1829, 11. April.


Mittag bei Goethe

Ich [Eckermann] fand heute den Tisch im langen Saale gedeckt und zwar für mehrere Personen. Goethe und Frau von Goethe empfingen mich sehr freundlich. Es traten nach und nach herein: Madame Schopenhauer, der junge Graf Reinhard von der französischen Gesandtschaft, dessen Schwager Herr von D[iemar], auf einer Durchreise begriffen, um gegen die Türken in russische Dienste zu gehen, Fräulein Ulrike, und zuletzt Hofrath Vogel.

Goethe war in besonders heiterer Stimmung; er unterhielt die Anwesenden, ehe man sich zu Tische setzte, mit einigen guten Frankfurter Späßen, besonders zwischen Rothschild und Bethmann, wie der eine dem andern die Speculation verdorben.

Graf Reinhard ging an Hof, wir andern setzten uns zu Tische. Die Unterhaltung war anmuthig belebt, man sprach von Reisen, von Bädern, und Madame Schopenhauer interessirte besonders für die Einrichtung ihres neuen Besitzes am Rhein, in der Nähe der Insel Nonnenwerth.

Zum Nachtisch erschien Graf Reinhard wieder, der wegen seiner Schnelle gelobt wurde, womit er während der kurzen Zeit nicht allein bei Hofe gespeist, sondern sich auch zweimal umgekleidet hatte.

[83] Er brachte uns die Nachricht, daß der neue Papst gewählt sei, und zwar ein Castiglione, und Goethe erzählte der Gesellschaft die Förmlichkeiten, die man bei der Wahl herkömmlich beobachtet.

Graf Reinhard, der den Winter in Paris gelebt, konnte manche erwünschte Auskunft über bekannte Staatsmänner, Literatoren und Poeten geben.
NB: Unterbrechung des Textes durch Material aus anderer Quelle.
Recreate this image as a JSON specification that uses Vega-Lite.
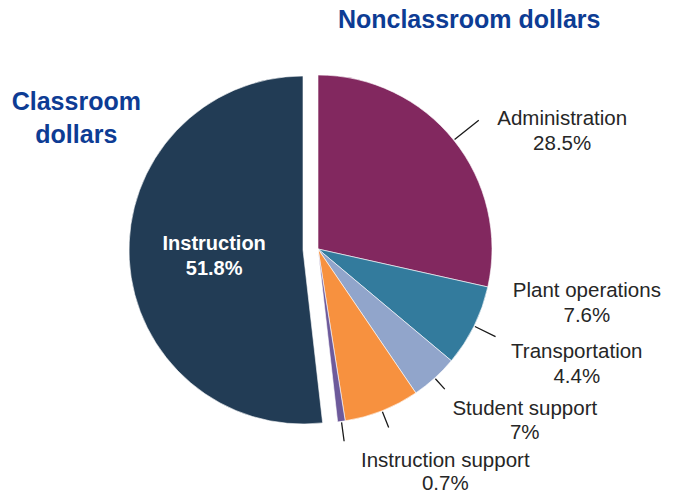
{
  "$schema": "https://vega.github.io/schema/vega-lite/v6.json",
  "width": 636,
  "height": 498,
  "autosize": "none",
  "padding": {"left": 0, "top": 0, "right": 40, "bottom": 0},
  "background": "white",
  "config": {"view": {"stroke": null}},
  "data": {
    "values": [
      {"category": "Administration", "value": 28.5, "pct": "28.5%", "rank": 1, "group": "Nonclassroom dollars"},
      {"category": "Plant operations", "value": 7.6, "pct": "7.6%", "rank": 2, "group": "Nonclassroom dollars"},
      {"category": "Transportation", "value": 4.4, "pct": "4.4%", "rank": 3, "group": "Nonclassroom dollars"},
      {"category": "Student support", "value": 7, "pct": "7%", "rank": 4, "group": "Nonclassroom dollars"},
      {"category": "Instruction support", "value": 0.7, "pct": "0.7%", "rank": 5, "group": "Nonclassroom dollars"},
      {"category": "Instruction", "value": 51.8, "pct": "51.8%", "rank": 6, "group": "Classroom dollars"}
    ]
  },
  "encoding": {
    "theta": {"field": "value", "type": "quantitative", "stack": true},
    "order": {"field": "rank", "type": "quantitative"}
  },
  "layer": [
    {
      "mark": {"type": "arc", "radius": 174, "stroke": "white", "strokeWidth": 0.6},
      "encoding": {
        "color": {"field": "category", "type": "nominal", "legend": null,
          "scale": {"domain": ["Administration", "Plant operations", "Transportation", "Student support", "Instruction support", "Instruction"],
                    "range": ["#82285f", "#337b9d", "#91a5cb", "#f7913f", "#6d5a9b", "#223c55"]}},
        "opacity": {"condition": {"test": "datum.category === 'Instruction'", "value": 0}, "value": 1}
      }
    },
    {
      "mark": {"type": "arc", "radius": 174, "xOffset": -15, "yOffset": 1, "stroke": "white", "strokeWidth": 0.6},
      "encoding": {
        "color": {"field": "category", "type": "nominal", "legend": null},
        "opacity": {"condition": {"test": "datum.category === 'Instruction'", "value": 1}, "value": 0}
      }
    },
    {
      "mark": {"type": "arc", "radius": 206, "radius2": 175, "padAngle": 3.2, "fillOpacity": 0, "stroke": "#1a1a1a", "strokeWidth": 1.3},
      "encoding": {"opacity": {"condition": {"test": "datum.category === 'Administration'", "value": 1}, "value": 0}}
    },
    {
      "mark": {"type": "arc", "radius": 198, "radius2": 175, "padAngle": 3.2, "fillOpacity": 0, "stroke": "#1a1a1a", "strokeWidth": 1.3},
      "encoding": {"opacity": {"condition": {"test": "datum.category === 'Plant operations'", "value": 1}, "value": 0}}
    },
    {
      "mark": {"type": "arc", "radius": 189, "radius2": 175, "padAngle": 3.2, "fillOpacity": 0, "stroke": "#1a1a1a", "strokeWidth": 1.3},
      "encoding": {"opacity": {"condition": {"test": "datum.category === 'Transportation'", "value": 1}, "value": 0}}
    },
    {
      "mark": {"type": "arc", "radius": 192, "radius2": 175, "padAngle": 3.2, "fillOpacity": 0, "stroke": "#1a1a1a", "strokeWidth": 1.3},
      "encoding": {"opacity": {"condition": {"test": "datum.category === 'Student support'", "value": 1}, "value": 0}}
    },
    {
      "mark": {"type": "arc", "radius": 194, "radius2": 175, "padAngle": 3.2, "fillOpacity": 0, "stroke": "#1a1a1a", "strokeWidth": 1.3},
      "encoding": {"opacity": {"condition": {"test": "datum.category === 'Instruction support'", "value": 1}, "value": 0}}
    },
    {
      "mark": {"type": "text", "radius": 195, "dx": 92, "dy": -2, "align": "center", "baseline": "alphabetic", "font": "Liberation Sans", "fontSize": 20.5, "color": "#262626"},
      "encoding": {"text": {"condition": {"test": "datum.category === 'Administration'", "field": "category", "type": "nominal"}, "value": ""}}
    },
    {
      "mark": {"type": "text", "radius": 195, "dx": 92, "dy": 23, "align": "center", "baseline": "alphabetic", "font": "Liberation Sans", "fontSize": 20.5, "color": "#262626"},
      "encoding": {"text": {"condition": {"test": "datum.category === 'Administration'", "field": "pct", "type": "nominal"}, "value": ""}}
    },
    {
      "mark": {"type": "text", "radius": 195, "dx": 94, "dy": -38, "align": "center", "baseline": "alphabetic", "font": "Liberation Sans", "fontSize": 20.5, "color": "#262626"},
      "encoding": {"text": {"condition": {"test": "datum.category === 'Plant operations'", "field": "category", "type": "nominal"}, "value": ""}}
    },
    {
      "mark": {"type": "text", "radius": 195, "dx": 94, "dy": -13, "align": "center", "baseline": "alphabetic", "font": "Liberation Sans", "fontSize": 20.5, "color": "#262626"},
      "encoding": {"text": {"condition": {"test": "datum.category === 'Plant operations'", "field": "pct", "type": "nominal"}, "value": ""}}
    },
    {
      "mark": {"type": "text", "radius": 195, "dx": 128, "dy": -36, "align": "center", "baseline": "alphabetic", "font": "Liberation Sans", "fontSize": 20.5, "color": "#262626"},
      "encoding": {"text": {"condition": {"test": "datum.category === 'Transportation'", "field": "category", "type": "nominal"}, "value": ""}}
    },
    {
      "mark": {"type": "text", "radius": 195, "dx": 128, "dy": -11, "align": "center", "baseline": "alphabetic", "font": "Liberation Sans", "fontSize": 20.5, "color": "#262626"},
      "encoding": {"text": {"condition": {"test": "datum.category === 'Transportation'", "field": "pct", "type": "nominal"}, "value": ""}}
    },
    {
      "mark": {"type": "text", "radius": 195, "dx": 135, "dy": -15, "align": "center", "baseline": "alphabetic", "font": "Liberation Sans", "fontSize": 20.5, "color": "#262626"},
      "encoding": {"text": {"condition": {"test": "datum.category === 'Student support'", "field": "category", "type": "nominal"}, "value": ""}}
    },
    {
      "mark": {"type": "text", "radius": 195, "dx": 135, "dy": 9, "align": "center", "baseline": "alphabetic", "font": "Liberation Sans", "fontSize": 20.5, "color": "#262626"},
      "encoding": {"text": {"condition": {"test": "datum.category === 'Student support'", "field": "pct", "type": "nominal"}, "value": ""}}
    },
    {
      "mark": {"type": "text", "radius": 195, "dx": 101, "dy": 25, "align": "center", "baseline": "alphabetic", "font": "Liberation Sans", "fontSize": 20.5, "color": "#262626"},
      "encoding": {"text": {"condition": {"test": "datum.category === 'Instruction support'", "field": "category", "type": "nominal"}, "value": ""}}
    },
    {
      "mark": {"type": "text", "radius": 195, "dx": 101, "dy": 48, "align": "center", "baseline": "alphabetic", "font": "Liberation Sans", "fontSize": 20.5, "color": "#262626"},
      "encoding": {"text": {"condition": {"test": "datum.category === 'Instruction support'", "field": "pct", "type": "nominal"}, "value": ""}}
    },
    {
      "mark": {"type": "text", "radius": 100, "dx": -4, "dy": -5, "align": "center", "baseline": "alphabetic", "font": "Liberation Sans", "fontWeight": "bold", "fontSize": 20, "color": "white"},
      "encoding": {"text": {"condition": {"test": "datum.category === 'Instruction'", "field": "category", "type": "nominal"}, "value": ""}}
    },
    {
      "mark": {"type": "text", "radius": 100, "dx": -4, "dy": 20, "align": "center", "baseline": "alphabetic", "font": "Liberation Sans", "fontWeight": "bold", "fontSize": 20, "color": "white"},
      "encoding": {"text": {"condition": {"test": "datum.category === 'Instruction'", "field": "pct", "type": "nominal"}, "value": ""}}
    },
    {
      "mark": {"type": "text", "radius": 195, "dx": -47, "dy": -150, "lineBreak": " ", "lineHeight": 33, "align": "center", "baseline": "alphabetic", "font": "Liberation Sans", "fontWeight": "bold", "fontSize": 25, "color": "#0d3c94"},
      "encoding": {"text": {"condition": {"test": "datum.category === 'Instruction'", "field": "group", "type": "nominal"}, "value": ""}}
    },
    {
      "mark": {"type": "text", "radius": 195, "dx": -1, "dy": -99, "align": "center", "baseline": "alphabetic", "font": "Liberation Sans", "fontWeight": "bold", "fontSize": 25, "color": "#0d3c94"},
      "encoding": {"text": {"condition": {"test": "datum.category === 'Administration'", "field": "group", "type": "nominal"}, "value": ""}}
    }
  ]
}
Man sprach über Châteaubriand, Guizot, Salvandy, Béranger, Mérimée und andere.

Nach Tische und als jedermann gegangen war, nahm Goethe mich in seine Arbeitsstube und zeigte mir zwei höchst merkwürdige Skripta, worüber ich große Freude hatte. Es waren zwei Briefe aus Goethes Jugendzeit, im Jahre 1770 aus Straßburg an seinen Freund Dr. Horn in Frankfurt geschrieben, der eine im Juli, der andere im December. In beiden sprach sich ein junger Mensch aus, der von großen Dingen eine Ahnung hat, die ihm bevorstehen. In dem letztern zeigten sich schon Spuren vom »Werther«; das Verhältniß in Sesenheim ist angeknüpft, und der glückliche Jüngling scheint sich in dem Taumel der süßesten Empfindungen zu wiegen und seine Tage halb träumerisch hinzuschlendern.